# start of Records
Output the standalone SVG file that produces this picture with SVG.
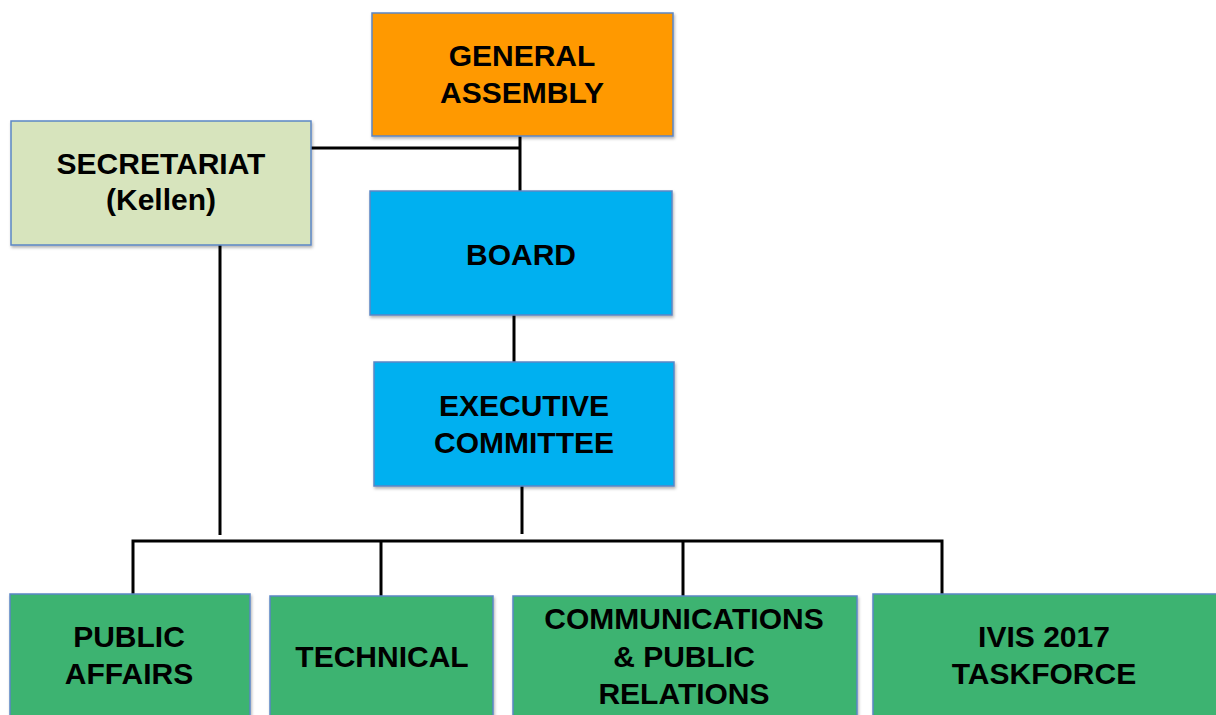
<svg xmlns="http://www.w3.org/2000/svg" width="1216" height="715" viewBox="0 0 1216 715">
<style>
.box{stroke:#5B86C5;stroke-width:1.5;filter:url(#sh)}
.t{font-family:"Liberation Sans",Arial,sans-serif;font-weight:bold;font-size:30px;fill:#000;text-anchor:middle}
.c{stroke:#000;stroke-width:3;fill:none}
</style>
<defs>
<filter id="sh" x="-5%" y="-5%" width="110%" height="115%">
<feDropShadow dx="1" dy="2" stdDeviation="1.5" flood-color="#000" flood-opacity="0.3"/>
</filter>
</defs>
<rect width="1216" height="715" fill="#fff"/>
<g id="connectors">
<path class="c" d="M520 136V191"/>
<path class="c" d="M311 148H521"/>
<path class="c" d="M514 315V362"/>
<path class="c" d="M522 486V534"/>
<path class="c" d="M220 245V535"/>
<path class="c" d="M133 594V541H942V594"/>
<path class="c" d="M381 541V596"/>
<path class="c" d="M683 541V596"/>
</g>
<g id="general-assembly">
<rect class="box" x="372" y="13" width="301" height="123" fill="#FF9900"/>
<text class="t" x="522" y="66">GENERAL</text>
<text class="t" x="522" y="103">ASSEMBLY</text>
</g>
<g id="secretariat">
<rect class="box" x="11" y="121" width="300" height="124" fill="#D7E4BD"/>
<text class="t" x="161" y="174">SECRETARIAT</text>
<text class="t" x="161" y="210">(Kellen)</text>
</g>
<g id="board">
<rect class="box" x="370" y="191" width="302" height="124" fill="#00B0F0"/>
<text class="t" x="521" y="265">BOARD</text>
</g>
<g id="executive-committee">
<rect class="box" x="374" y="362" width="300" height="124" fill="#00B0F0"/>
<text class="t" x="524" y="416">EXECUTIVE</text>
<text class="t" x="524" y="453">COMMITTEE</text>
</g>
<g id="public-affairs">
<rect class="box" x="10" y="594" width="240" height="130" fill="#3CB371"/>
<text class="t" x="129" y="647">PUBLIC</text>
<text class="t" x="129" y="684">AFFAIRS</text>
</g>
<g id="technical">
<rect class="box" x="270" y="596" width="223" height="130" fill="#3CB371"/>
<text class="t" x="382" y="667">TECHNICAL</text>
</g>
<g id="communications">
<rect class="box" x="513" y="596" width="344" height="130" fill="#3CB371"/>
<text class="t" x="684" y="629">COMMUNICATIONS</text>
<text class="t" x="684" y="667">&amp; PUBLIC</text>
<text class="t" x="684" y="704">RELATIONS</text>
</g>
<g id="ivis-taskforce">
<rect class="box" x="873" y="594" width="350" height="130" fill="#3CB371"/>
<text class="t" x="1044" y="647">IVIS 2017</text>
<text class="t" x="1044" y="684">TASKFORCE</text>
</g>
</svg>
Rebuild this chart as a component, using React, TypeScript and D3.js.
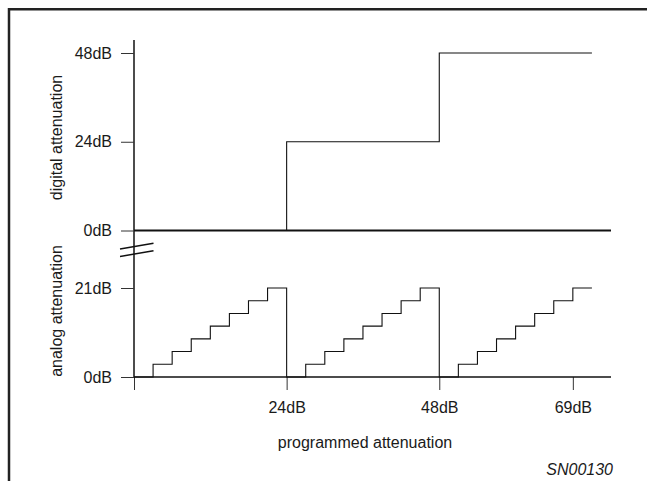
# end of Records
▸ Instructions for the task: Return to the listing above and set it down exactly, leaving out its pictures.

▸ Solution for this task:
Output the standalone SVG file that produces this picture with SVG.
<svg xmlns="http://www.w3.org/2000/svg" width="1216" height="715" viewBox="0 0 1216 715">
<style>
.box{stroke:#5B86C5;stroke-width:1.5;filter:url(#sh)}
.t{font-family:"Liberation Sans",Arial,sans-serif;font-weight:bold;font-size:30px;fill:#000;text-anchor:middle}
.c{stroke:#000;stroke-width:3;fill:none}
</style>
<defs>
<filter id="sh" x="-5%" y="-5%" width="110%" height="115%">
<feDropShadow dx="1" dy="2" stdDeviation="1.5" flood-color="#000" flood-opacity="0.3"/>
</filter>
</defs>
<rect width="1216" height="715" fill="#fff"/>
<g id="connectors">
<path class="c" d="M520 136V191"/>
<path class="c" d="M311 148H521"/>
<path class="c" d="M514 315V362"/>
<path class="c" d="M522 486V534"/>
<path class="c" d="M220 245V535"/>
<path class="c" d="M133 594V541H942V594"/>
<path class="c" d="M381 541V596"/>
<path class="c" d="M683 541V596"/>
</g>
<g id="general-assembly">
<rect class="box" x="372" y="13" width="301" height="123" fill="#FF9900"/>
<text class="t" x="522" y="66">GENERAL</text>
<text class="t" x="522" y="103">ASSEMBLY</text>
</g>
<g id="secretariat">
<rect class="box" x="11" y="121" width="300" height="124" fill="#D7E4BD"/>
<text class="t" x="161" y="174">SECRETARIAT</text>
<text class="t" x="161" y="210">(Kellen)</text>
</g>
<g id="board">
<rect class="box" x="370" y="191" width="302" height="124" fill="#00B0F0"/>
<text class="t" x="521" y="265">BOARD</text>
</g>
<g id="executive-committee">
<rect class="box" x="374" y="362" width="300" height="124" fill="#00B0F0"/>
<text class="t" x="524" y="416">EXECUTIVE</text>
<text class="t" x="524" y="453">COMMITTEE</text>
</g>
<g id="public-affairs">
<rect class="box" x="10" y="594" width="240" height="130" fill="#3CB371"/>
<text class="t" x="129" y="647">PUBLIC</text>
<text class="t" x="129" y="684">AFFAIRS</text>
</g>
<g id="technical">
<rect class="box" x="270" y="596" width="223" height="130" fill="#3CB371"/>
<text class="t" x="382" y="667">TECHNICAL</text>
</g>
<g id="communications">
<rect class="box" x="513" y="596" width="344" height="130" fill="#3CB371"/>
<text class="t" x="684" y="629">COMMUNICATIONS</text>
<text class="t" x="684" y="667">&amp; PUBLIC</text>
<text class="t" x="684" y="704">RELATIONS</text>
</g>
<g id="ivis-taskforce">
<rect class="box" x="873" y="594" width="350" height="130" fill="#3CB371"/>
<text class="t" x="1044" y="647">IVIS 2017</text>
<text class="t" x="1044" y="684">TASKFORCE</text>
</g>
</svg>
Rebuild this chart as a component, using React, TypeScript and D3.js.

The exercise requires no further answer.